There is potential for a new planning process based on real engagement, which could build up once again the credibility of planning. It could also meet the Governments criteria for expeditious decision making. On the basis of the assurances that we have been given and the Ministers tacit consent to the statements I have just made about my beliefs about the Governments position, I shall not press my amendment to a vote tonight.
Mr. Llwyd: Following on from what the hon. Member for Hayes and Harlington (John McDonnell) has just said, I wish to refer to an exchange that I had with the Minister in Committee. I referred to clause 11, which states:
The Secretary of State may take account of consultation carried out, and publicity arranged, before the commencement day for the purpose of complying with the requirements of section 7,
which address the consultation leading up to the policy document. So that is a worry. It is also apparent that if a statement issued before the commencement is designated as an NPS, the Secretary of State is not bound to take into account the consultation carried out in connection with the statement. Those are contradictory and bad, but could happen under the Bill as it stands. Matters are not as comfortable as the hon. Gentleman seemed to think.
I know that the Minister did his best to explain the position, and I am not being critical of him, but this issue is of great concern. The public have to be involved in the process from the beginning.
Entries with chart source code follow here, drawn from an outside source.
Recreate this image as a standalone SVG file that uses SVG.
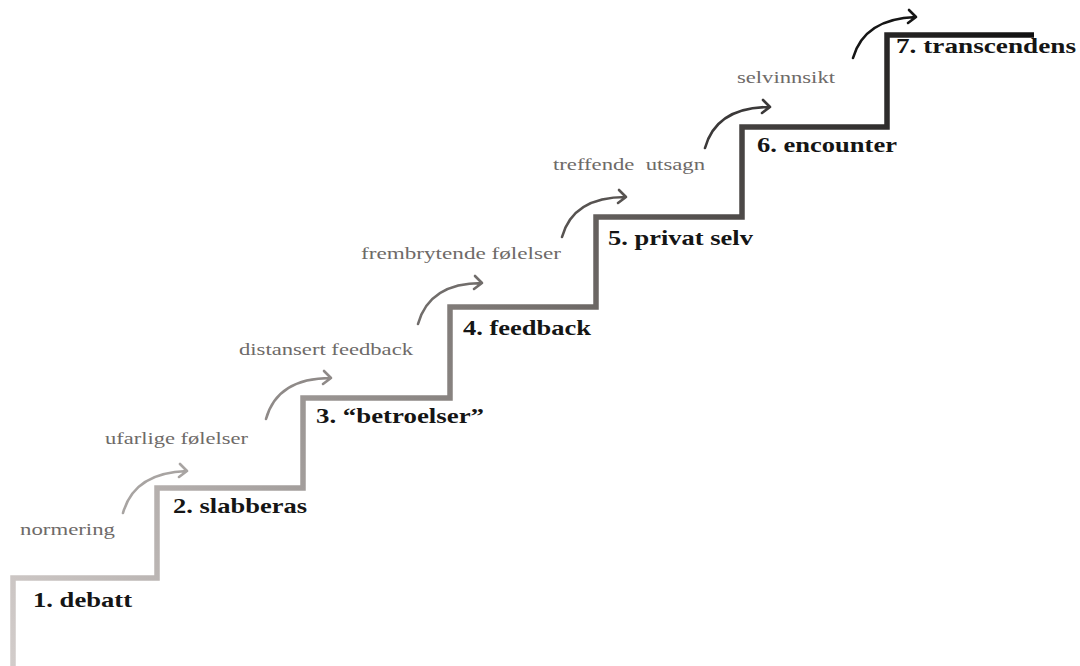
<svg xmlns="http://www.w3.org/2000/svg" width="1080" height="666" viewBox="0 0 1080 666">
  <defs>
    <!-- staircase shades from light grey at the bottom to near black at the top -->
    <linearGradient id="stairShade" gradientUnits="userSpaceOnUse" x1="13" y1="666" x2="1034" y2="35">
      <stop offset="0" stop-color="#d2ccca"/>
      <stop offset="0.25" stop-color="#a9a4a2"/>
      <stop offset="0.52" stop-color="#77726f"/>
      <stop offset="0.78" stop-color="#3f3c3b"/>
      <stop offset="1" stop-color="#111111"/>
    </linearGradient>
    <style>
      .stair { fill: none; stroke: url(#stairShade); stroke-width: 5.5; stroke-linejoin: miter; stroke-linecap: butt; }
      .arrow { fill: none; stroke-width: 2.6; stroke-linecap: round; stroke-linejoin: round; }
      .step { font-family: "Liberation Serif", "Times New Roman", serif; font-weight: bold; font-size: 22px; fill: #151515; }
      .note { font-family: "Liberation Serif", "Times New Roman", serif; font-size: 17px; fill: #6e6a68; }
    </style>
  </defs>

  <rect width="1080" height="666" fill="#ffffff"/>

  <!-- the staircase and the transition arrows -->
  <g id="connectors">
    <path class="stair" d="M 13,666 V 578 H 157 V 488 H 303 V 398 H 450 V 307 H 596 V 217 H 742 V 127 H 887 V 35 H 1034"/>
    <path class="arrow" stroke="#a8a4a2" d="M 123,513 C 131,484 155,472 187,471 M 180,464 L 187,471 L 179,477"/>
    <path class="arrow" stroke="#8f8a88" d="M 266,419 C 274,390 298,378 331,378 M 324,371 L 331,378 L 323,384"/>
    <path class="arrow" stroke="#716d6b" d="M 418,324 C 426,295 450,283 482,283 M 475,276 L 482,283 L 474,289"/>
    <path class="arrow" stroke="#575351" d="M 562,237 C 570,208 594,197 626,197 M 619,190 L 626,197 L 618,203"/>
    <path class="arrow" stroke="#3b3939" d="M 705,148 C 713,119 737,107 770,107 M 763,100 L 770,107 L 762,113"/>
    <path class="arrow" stroke="#161616" d="M 853,58 C 861,30 885,18 916,17 M 909,10 L 916,17 L 908,23"/>
  </g>

  <!-- transition notes -->
  <g id="note-normering"><text class="note" x="20" y="535" textLength="95" lengthAdjust="spacingAndGlyphs">normering</text></g>
  <g id="note-ufarlige"><text class="note" x="105" y="444" textLength="143" lengthAdjust="spacingAndGlyphs">ufarlige følelser</text></g>
  <g id="note-distansert"><text class="note" x="239" y="355" textLength="174" lengthAdjust="spacingAndGlyphs">distansert feedback</text></g>
  <g id="note-frembrytende"><text class="note" x="361" y="259" textLength="200" lengthAdjust="spacingAndGlyphs">frembrytende følelser</text></g>
  <g id="note-treffende"><text class="note" x="553" y="170" textLength="152" lengthAdjust="spacingAndGlyphs" xml:space="preserve">treffende  utsagn</text></g>
  <g id="note-selvinnsikt"><text class="note" x="737" y="83" textLength="98" lengthAdjust="spacingAndGlyphs">selvinnsikt</text></g>

  <!-- step labels -->
  <g id="step-1"><text class="step" x="33" y="607" textLength="99" lengthAdjust="spacingAndGlyphs">1. debatt</text></g>
  <g id="step-2"><text class="step" x="173" y="513" textLength="134" lengthAdjust="spacingAndGlyphs">2. slabberas</text></g>
  <g id="step-3"><text class="step" x="316" y="423" textLength="168" lengthAdjust="spacingAndGlyphs">3. “betroelser”</text></g>
  <g id="step-4"><text class="step" x="463" y="335" textLength="128" lengthAdjust="spacingAndGlyphs">4. feedback</text></g>
  <g id="step-5"><text class="step" x="608" y="245" textLength="145" lengthAdjust="spacingAndGlyphs">5. privat selv</text></g>
  <g id="step-6"><text class="step" x="757" y="152" textLength="140" lengthAdjust="spacingAndGlyphs">6. encounter</text></g>
  <g id="step-7"><text class="step" x="896" y="53" textLength="180" lengthAdjust="spacingAndGlyphs">7. transcendens</text></g>
</svg>
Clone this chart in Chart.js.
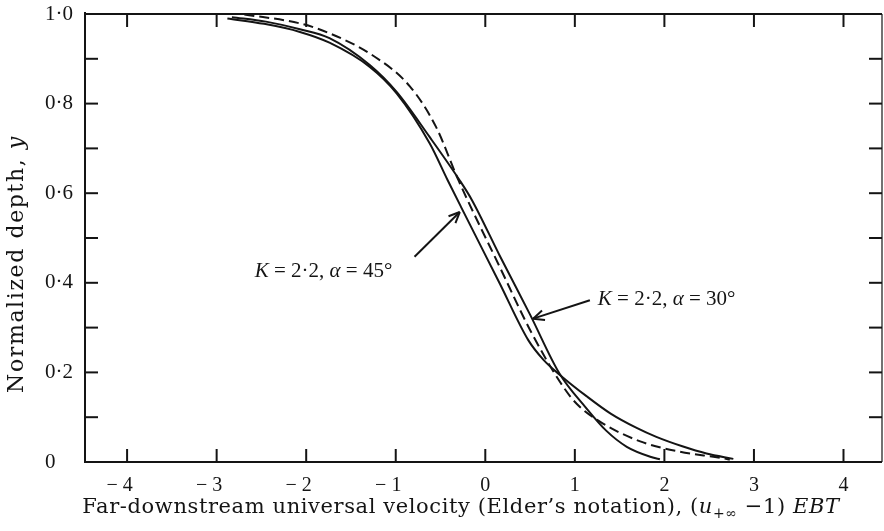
<!DOCTYPE html>
<html>
<head>
<meta charset="utf-8">
<script src="https://cdn.jsdelivr.net/npm/chart.js@4.4.1/dist/chart.umd.min.js"></script>
<style>
  html, body { margin: 0; padding: 0; background: #fff; }
  canvas { display: block; }
</style>
</head>
<body>
<canvas id="chart" width="884" height="531"></canvas>
<script>
// Normalized depth y against far-downstream universal velocity (u+inf - 1) EBT

// K = 2.2, alpha = 45 deg (solid)
const alpha45X = [-2.88, -2.47, -2.07, -1.74, -1.29, -0.99, -0.62, -0.42, -0.27, 0.16, 0.48, 0.65, 0.83, 1.13, 1.40, 1.69, 1.91, 2.20, 2.47, 2.77];
const alpha45Y = [0.990, 0.978, 0.960, 0.936, 0.882, 0.823, 0.711, 0.629, 0.569, 0.399, 0.272, 0.228, 0.195, 0.147, 0.108, 0.076, 0.056, 0.035, 0.019, 0.007];

// K = 2.2, alpha = 30 deg (solid)
const alpha30X = [-2.83, -2.45, -2.07, -1.74, -1.29, -0.99, -0.62, -0.29, -0.15, 0.16, 0.50, 0.83, 1.12, 1.35, 1.58, 1.87, 1.95];
const alpha30Y = [0.993, 0.983, 0.966, 0.946, 0.886, 0.826, 0.725, 0.630, 0.585, 0.461, 0.329, 0.197, 0.122, 0.070, 0.034, 0.010, 0.006];

// unlabelled comparison profile (dashed)
const dashedX = [-2.69, -2.07, -1.74, -1.26, -0.84, -0.55, -0.30, 0.16, 0.52, 0.87, 1.02, 1.28, 1.73, 2.17, 2.66, 2.73];
const dashedY = [0.999, 0.979, 0.957, 0.908, 0.838, 0.748, 0.629, 0.436, 0.287, 0.168, 0.130, 0.090, 0.046, 0.023, 0.008, 0.005];

// axis ticks
const xTickValues = [-4, -3, -2, -1, 0, 1, 2, 3, 4];
const xTickLabels = ['\u22124', '\u22123', '\u22122', '\u22121', '0', '1', '2', '3', '4'];
const yTickValues = [0, 0.1, 0.2, 0.3, 0.4, 0.5, 0.6, 0.7, 0.8, 0.9, 1.0];
const yTickLabels = ['0', '', '0\u00b72', '', '0\u00b74', '', '0\u00b76', '', '0\u00b78', '', '1\u00b70'];

// curve labels with arrows (data coordinates)
const notes = [
  { parts: ['K', ' = 2\u00b72, ', '\u03b1', ' = 45\u00b0'], textX: -2.575, textY: 0.4126,
    tail: [-0.79, 0.458], head: [-0.285, 0.558] },
  { parts: ['K', ' = 2\u00b72, ', '\u03b1', ' = 30\u00b0'], textX: 1.257, textY: 0.350,
    tail: [1.168, 0.361], head: [0.534, 0.320] }
];

const INK = '#141414';
const toPoints = (xs, ys) => xs.map((x, i) => ({ x: x, y: ys[i] }));

function drawRuns(ctx, runs, x, y, align, spacing) {
  ctx.letterSpacing = (spacing || 0) + 'px';
  let total = 0;
  runs.forEach(r => { ctx.font = r.font; r.w = ctx.measureText(r.text).width; total += r.w; });
  let cx = align === 'center' ? x - total / 2 : (align === 'right' ? x - total : x);
  ctx.textAlign = 'left';
  ctx.textBaseline = 'alphabetic';
  runs.forEach(r => { ctx.font = r.font; ctx.fillText(r.text, cx, y + (r.dy || 0)); cx += r.w; });
  ctx.letterSpacing = '0px';
  return total;
}

function seg(ctx, x1, y1, x2, y2) {
  ctx.beginPath(); ctx.moveTo(x1, y1); ctx.lineTo(x2, y2); ctx.stroke();
}

const framePlugin = {
  id: 'frameTicksNotes',
  afterDraw(chart) {
    const { ctx, chartArea: a, scales } = chart;
    const xs = scales.x, ys = scales.y;
    ctx.save();
    ctx.strokeStyle = INK;
    ctx.fillStyle = INK;
    ctx.lineCap = 'butt';

    // frame
    ctx.lineWidth = 2;
    seg(ctx, a.left, a.top - 2, a.left, a.bottom + 1);
    seg(ctx, a.left - 1, a.bottom, a.right, a.bottom);
    seg(ctx, a.left - 1, a.top, a.right, a.top);
    ctx.lineWidth = 1.2;
    seg(ctx, a.right, a.top, a.right, a.bottom);

    // inward tick marks on all four sides
    const len = 13;
    ctx.lineWidth = 2;
    xTickValues.forEach(v => {
      const px = xs.getPixelForValue(v);
      seg(ctx, px, a.bottom, px, a.bottom - len);
      seg(ctx, px, a.top, px, a.top + len);
    });
    yTickValues.forEach(v => {
      if (v <= 0 || v >= 1) return;
      const py = ys.getPixelForValue(v);
      seg(ctx, a.left, py, a.left + len, py);
      seg(ctx, a.right, py, a.right - len, py);
    });

    // curve labels and arrows
    const serif = 'Liberation Serif';
    notes.forEach(n => {
      const runs = [
        { text: n.parts[0], font: 'italic 21px "' + serif + '"' },
        { text: n.parts[1], font: '21px "' + serif + '"' },
        { text: n.parts[2], font: 'italic 21px "' + serif + '"' },
        { text: n.parts[3], font: '21px "' + serif + '"' }
      ];
      drawRuns(ctx, runs, xs.getPixelForValue(n.textX), ys.getPixelForValue(n.textY), 'left');
      const tx = xs.getPixelForValue(n.tail[0]), ty = ys.getPixelForValue(n.tail[1]);
      const hx = xs.getPixelForValue(n.head[0]), hy = ys.getPixelForValue(n.head[1]);
      ctx.lineWidth = 2;
      seg(ctx, tx, ty, hx, hy);
      const ang = Math.atan2(hy - ty, hx - tx);
      const hl = 12, spread = 0.42;
      seg(ctx, hx, hy, hx - hl * Math.cos(ang - spread), hy - hl * Math.sin(ang - spread));
      seg(ctx, hx, hy, hx - hl * Math.cos(ang + spread), hy - hl * Math.sin(ang + spread));
    });

    // axis titles
    const tf = 'DejaVu Serif';
    drawRuns(ctx, [
      { text: 'Far-downstream universal velocity (Elder\u2019s notation), (', font: '21px "' + tf + '"' },
      { text: 'u', font: 'italic 21px "' + tf + '"' },
      { text: '+\u221e', font: '14px "' + tf + '"', dy: 5 },
      { text: ' \u22121) ', font: '21px "' + tf + '"' },
      { text: 'EBT', font: 'italic 21px "' + tf + '"' }
    ], 461, 513, 'center', 0.6);

    ctx.translate(23, 264);
    ctx.rotate(-Math.PI / 2);
    drawRuns(ctx, [
      { text: 'Normalized depth, ', font: '22px "' + tf + '"' },
      { text: 'y', font: 'italic 22px "' + tf + '"' }
    ], 0, 0, 'center', 1.6);
    ctx.restore();
  }
};

const lineStyle = {
  showLine: true,
  borderColor: INK,
  borderWidth: 2,
  pointRadius: 0,
  pointHoverRadius: 0,
  fill: false,
  cubicInterpolationMode: 'monotone'
};

new Chart(document.getElementById('chart'), {
  type: 'scatter',
  data: {
    datasets: [
      Object.assign({ label: 'K = 2\u00b72, \u03b1 = 45\u00b0', data: toPoints(alpha45X, alpha45Y) }, lineStyle),
      Object.assign({ label: 'K = 2\u00b72, \u03b1 = 30\u00b0', data: toPoints(alpha30X, alpha30Y) }, lineStyle),
      Object.assign({ label: 'dashed', data: toPoints(dashedX, dashedY), borderDash: [10, 5] }, lineStyle)
    ]
  },
  options: {
    responsive: false,
    animation: false,
    devicePixelRatio: 1,
    layout: { padding: { left: 45, top: 14, right: 2, bottom: 0 } },
    plugins: { legend: { display: false }, tooltip: { enabled: false } },
    scales: {
      x: {
        type: 'linear',
        min: -4.47,
        max: 4.43,
        afterBuildTicks: s => { s.ticks = xTickValues.map(v => ({ value: v })); },
        afterFit: s => { s.height = 69; },
        grid: { display: false, drawTicks: false },
        border: { display: false },
        ticks: {
          autoSkip: false,
          maxRotation: 0,
          padding: 12,
          color: INK,
          font: { family: 'Liberation Serif', size: 20 },
          callback: (v, i) => {
            const t = xTickLabels[i];
            // keep the digit centred on its tick, the minus hanging to the left
            return t.charAt(0) === '\u2212' ? '\u2212 ' + t.slice(1) + '   ' : t;
          }
        }
      },
      y: {
        type: 'linear',
        min: 0,
        max: 1,
        afterBuildTicks: s => { s.ticks = yTickValues.map(v => ({ value: v })); },
        afterFit: s => { s.width = 40; },
        grid: { display: false, drawTicks: false },
        border: { display: false },
        ticks: {
          autoSkip: false,
          crossAlign: 'far',
          padding: 0,
          color: INK,
          font: { family: 'Liberation Serif', size: 21 },
          callback: (v, i) => yTickLabels[i]
        }
      }
    }
  },
  plugins: [framePlugin]
});
</script>
</body>
</html>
After all, we are legislating for a brand new system for large-scale developments, and if the system is to stand the test of time the public must feel, and must be, fully involved in the process. It is no use having consultations with all and sundry to the exclusion of those who should have first say.
Let us not kid ourselves: the Bill is designed to hurry through bad neighbour developments of the type listed in clause 13 (a) to (o)all potentially bad neighbours. The need for public scrutiny is thus higher than ever it was for general planning legislation.